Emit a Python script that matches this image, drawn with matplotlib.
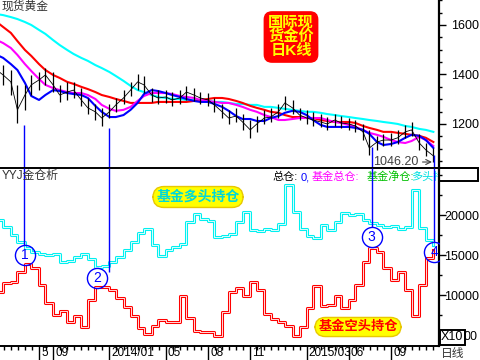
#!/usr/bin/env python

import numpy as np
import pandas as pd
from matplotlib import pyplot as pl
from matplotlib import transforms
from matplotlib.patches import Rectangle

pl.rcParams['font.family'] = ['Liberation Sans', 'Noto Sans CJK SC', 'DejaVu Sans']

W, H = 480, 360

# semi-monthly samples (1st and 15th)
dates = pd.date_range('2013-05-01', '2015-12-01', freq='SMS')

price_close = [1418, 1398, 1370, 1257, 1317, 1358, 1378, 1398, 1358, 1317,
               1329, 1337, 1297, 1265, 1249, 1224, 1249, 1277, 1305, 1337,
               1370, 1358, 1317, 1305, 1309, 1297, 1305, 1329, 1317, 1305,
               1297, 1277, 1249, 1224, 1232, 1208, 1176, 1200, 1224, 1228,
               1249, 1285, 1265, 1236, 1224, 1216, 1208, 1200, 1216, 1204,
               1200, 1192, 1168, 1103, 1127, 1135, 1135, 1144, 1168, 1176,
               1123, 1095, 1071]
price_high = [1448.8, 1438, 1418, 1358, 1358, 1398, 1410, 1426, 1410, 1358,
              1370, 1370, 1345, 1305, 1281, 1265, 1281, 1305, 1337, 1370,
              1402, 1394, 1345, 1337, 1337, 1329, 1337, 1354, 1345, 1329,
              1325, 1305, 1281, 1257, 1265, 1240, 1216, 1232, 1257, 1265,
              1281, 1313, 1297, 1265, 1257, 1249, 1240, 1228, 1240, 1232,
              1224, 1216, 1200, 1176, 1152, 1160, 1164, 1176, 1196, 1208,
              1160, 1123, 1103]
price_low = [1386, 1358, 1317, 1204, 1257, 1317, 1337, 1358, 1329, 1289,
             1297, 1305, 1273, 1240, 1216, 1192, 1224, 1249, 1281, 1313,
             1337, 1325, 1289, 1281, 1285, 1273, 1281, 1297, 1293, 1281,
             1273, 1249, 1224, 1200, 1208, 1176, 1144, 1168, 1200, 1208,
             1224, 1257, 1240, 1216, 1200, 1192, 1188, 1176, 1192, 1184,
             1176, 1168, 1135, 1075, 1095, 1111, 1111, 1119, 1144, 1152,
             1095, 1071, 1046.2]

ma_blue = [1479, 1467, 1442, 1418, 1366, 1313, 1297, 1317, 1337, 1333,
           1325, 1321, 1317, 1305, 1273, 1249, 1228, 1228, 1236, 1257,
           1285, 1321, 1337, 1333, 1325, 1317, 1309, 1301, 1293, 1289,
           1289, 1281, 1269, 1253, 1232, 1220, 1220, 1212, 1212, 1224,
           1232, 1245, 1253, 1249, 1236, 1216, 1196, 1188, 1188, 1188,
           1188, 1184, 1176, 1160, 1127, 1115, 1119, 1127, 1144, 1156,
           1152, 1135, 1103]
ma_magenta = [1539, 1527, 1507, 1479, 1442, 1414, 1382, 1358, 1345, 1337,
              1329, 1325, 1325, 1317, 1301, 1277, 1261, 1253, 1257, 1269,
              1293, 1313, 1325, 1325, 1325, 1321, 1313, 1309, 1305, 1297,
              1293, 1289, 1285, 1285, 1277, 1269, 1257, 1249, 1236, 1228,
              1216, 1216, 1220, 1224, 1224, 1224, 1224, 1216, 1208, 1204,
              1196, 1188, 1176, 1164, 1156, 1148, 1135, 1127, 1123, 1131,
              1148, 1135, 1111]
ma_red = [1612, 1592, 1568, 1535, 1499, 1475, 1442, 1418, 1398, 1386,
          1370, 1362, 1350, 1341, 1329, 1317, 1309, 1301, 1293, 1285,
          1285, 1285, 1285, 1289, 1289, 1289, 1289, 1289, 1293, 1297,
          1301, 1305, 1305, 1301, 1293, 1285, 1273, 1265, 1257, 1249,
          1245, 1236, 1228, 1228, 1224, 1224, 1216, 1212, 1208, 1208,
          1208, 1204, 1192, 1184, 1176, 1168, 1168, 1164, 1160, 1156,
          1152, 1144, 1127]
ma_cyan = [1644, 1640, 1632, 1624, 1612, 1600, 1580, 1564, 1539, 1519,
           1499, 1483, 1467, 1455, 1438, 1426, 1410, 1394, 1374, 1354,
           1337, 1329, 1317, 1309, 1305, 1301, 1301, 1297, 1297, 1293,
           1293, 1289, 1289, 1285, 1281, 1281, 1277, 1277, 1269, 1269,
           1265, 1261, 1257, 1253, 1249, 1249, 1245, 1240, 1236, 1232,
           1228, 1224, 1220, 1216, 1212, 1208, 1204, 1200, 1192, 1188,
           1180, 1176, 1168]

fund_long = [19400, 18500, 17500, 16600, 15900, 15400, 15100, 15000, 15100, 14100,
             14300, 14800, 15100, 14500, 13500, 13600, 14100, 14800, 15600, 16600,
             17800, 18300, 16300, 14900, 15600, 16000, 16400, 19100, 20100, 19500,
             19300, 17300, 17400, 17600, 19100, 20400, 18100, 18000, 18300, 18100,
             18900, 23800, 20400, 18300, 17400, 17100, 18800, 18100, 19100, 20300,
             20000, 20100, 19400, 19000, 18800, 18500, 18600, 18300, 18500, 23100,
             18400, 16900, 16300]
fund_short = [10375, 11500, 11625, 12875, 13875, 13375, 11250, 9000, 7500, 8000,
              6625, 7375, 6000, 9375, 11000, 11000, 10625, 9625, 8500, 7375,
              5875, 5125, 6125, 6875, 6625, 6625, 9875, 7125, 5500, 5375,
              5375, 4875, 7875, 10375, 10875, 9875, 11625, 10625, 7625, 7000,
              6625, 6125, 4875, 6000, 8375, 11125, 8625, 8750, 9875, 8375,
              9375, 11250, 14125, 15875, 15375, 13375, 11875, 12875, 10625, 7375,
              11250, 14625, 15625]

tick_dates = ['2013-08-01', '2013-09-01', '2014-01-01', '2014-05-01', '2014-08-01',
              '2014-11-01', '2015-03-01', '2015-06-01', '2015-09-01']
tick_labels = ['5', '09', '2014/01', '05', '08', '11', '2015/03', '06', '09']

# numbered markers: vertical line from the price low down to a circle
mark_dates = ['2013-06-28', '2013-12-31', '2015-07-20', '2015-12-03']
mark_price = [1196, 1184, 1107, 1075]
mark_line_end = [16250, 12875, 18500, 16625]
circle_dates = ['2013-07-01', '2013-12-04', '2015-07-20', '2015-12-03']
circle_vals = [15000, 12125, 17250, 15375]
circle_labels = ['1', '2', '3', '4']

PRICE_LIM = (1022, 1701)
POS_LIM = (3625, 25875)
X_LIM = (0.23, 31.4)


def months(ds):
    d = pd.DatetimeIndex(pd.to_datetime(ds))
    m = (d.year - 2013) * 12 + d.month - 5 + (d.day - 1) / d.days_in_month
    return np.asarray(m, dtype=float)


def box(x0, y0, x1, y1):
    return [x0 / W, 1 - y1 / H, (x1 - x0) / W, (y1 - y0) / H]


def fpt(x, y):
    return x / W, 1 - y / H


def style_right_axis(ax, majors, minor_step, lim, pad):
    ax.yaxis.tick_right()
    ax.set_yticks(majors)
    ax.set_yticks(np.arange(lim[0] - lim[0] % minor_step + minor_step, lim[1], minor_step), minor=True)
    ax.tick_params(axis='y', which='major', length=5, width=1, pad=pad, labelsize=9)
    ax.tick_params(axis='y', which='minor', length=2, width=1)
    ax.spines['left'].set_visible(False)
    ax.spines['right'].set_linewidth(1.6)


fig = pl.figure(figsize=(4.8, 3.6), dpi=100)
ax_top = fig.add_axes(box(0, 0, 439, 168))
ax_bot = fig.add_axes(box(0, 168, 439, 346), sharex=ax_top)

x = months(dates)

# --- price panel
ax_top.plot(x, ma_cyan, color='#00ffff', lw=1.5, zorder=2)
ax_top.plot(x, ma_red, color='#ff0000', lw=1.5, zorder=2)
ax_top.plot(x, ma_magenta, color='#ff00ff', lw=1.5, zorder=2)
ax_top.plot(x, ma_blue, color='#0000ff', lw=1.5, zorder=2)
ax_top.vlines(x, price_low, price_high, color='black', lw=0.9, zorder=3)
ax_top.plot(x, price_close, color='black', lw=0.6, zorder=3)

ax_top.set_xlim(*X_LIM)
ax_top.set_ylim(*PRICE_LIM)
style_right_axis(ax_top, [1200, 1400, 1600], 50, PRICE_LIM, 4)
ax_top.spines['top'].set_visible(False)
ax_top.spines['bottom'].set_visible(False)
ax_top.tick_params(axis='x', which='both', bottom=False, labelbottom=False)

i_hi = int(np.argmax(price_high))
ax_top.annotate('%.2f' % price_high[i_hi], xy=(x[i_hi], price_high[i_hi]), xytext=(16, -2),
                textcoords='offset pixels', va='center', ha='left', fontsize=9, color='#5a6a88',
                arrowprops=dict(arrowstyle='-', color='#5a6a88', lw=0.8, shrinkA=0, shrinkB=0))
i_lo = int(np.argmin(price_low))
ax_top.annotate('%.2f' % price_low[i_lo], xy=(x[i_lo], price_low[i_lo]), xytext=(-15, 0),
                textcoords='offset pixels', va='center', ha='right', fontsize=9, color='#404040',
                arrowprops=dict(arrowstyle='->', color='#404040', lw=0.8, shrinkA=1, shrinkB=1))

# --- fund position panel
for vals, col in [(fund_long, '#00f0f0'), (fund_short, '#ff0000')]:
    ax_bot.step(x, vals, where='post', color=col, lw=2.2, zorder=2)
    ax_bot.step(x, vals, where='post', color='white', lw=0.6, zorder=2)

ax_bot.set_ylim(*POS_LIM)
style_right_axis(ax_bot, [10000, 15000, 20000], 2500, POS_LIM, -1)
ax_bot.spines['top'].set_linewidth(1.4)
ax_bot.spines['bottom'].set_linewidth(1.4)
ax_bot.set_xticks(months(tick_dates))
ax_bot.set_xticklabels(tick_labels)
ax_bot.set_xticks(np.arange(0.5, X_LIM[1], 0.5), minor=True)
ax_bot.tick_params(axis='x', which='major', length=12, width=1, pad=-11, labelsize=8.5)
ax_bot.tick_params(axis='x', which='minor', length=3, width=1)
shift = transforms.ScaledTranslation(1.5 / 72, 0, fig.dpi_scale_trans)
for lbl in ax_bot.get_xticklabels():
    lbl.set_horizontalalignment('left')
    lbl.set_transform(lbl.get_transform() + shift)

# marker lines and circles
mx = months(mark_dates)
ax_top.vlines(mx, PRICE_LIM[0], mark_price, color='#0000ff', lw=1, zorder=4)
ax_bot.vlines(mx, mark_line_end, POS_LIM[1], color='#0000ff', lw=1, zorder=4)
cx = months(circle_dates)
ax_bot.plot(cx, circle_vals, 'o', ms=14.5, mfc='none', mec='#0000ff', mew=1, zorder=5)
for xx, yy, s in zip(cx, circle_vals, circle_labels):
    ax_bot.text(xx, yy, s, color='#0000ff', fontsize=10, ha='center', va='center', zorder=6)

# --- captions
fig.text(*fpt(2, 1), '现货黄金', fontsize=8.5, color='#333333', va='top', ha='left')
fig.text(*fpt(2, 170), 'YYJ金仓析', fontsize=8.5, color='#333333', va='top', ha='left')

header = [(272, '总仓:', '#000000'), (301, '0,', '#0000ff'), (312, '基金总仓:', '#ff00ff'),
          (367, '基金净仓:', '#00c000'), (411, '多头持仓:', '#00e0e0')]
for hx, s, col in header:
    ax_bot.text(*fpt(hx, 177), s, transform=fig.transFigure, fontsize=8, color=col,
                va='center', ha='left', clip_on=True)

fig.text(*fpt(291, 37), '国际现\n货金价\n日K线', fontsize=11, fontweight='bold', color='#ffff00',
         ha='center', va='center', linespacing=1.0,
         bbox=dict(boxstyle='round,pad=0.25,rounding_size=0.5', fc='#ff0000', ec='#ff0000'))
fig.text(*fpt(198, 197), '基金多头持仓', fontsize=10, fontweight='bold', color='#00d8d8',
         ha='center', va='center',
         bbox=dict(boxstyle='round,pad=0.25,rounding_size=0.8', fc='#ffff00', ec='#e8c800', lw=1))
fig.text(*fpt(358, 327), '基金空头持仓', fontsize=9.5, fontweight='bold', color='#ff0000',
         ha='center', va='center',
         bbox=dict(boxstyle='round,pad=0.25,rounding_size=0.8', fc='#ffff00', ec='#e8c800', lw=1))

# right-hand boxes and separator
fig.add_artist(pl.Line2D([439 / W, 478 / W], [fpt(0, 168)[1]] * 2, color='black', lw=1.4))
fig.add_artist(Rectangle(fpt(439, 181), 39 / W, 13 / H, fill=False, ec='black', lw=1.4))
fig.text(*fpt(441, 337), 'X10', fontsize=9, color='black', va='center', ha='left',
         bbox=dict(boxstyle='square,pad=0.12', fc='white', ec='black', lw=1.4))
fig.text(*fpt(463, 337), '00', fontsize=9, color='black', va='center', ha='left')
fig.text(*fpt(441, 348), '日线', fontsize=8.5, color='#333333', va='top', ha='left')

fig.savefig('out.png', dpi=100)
-.-.-
[YOUR INSTRUCTIONS]
In the data above, please extract the lines from the first one through the line with "dates = pd.date_range('2013-05-01', '2015-12-01', freq='SMS')", exactly, and keep pictures out.

[RESULT]
Emit a Python script that matches this image, drawn with matplotlib.
#!/usr/bin/env python

import numpy as np
import pandas as pd
from matplotlib import pyplot as pl
from matplotlib import transforms
from matplotlib.patches import Rectangle

pl.rcParams['font.family'] = ['Liberation Sans', 'Noto Sans CJK SC', 'DejaVu Sans']

W, H = 480, 360

# semi-monthly samples (1st and 15th)
dates = pd.date_range('2013-05-01', '2015-12-01', freq='SMS')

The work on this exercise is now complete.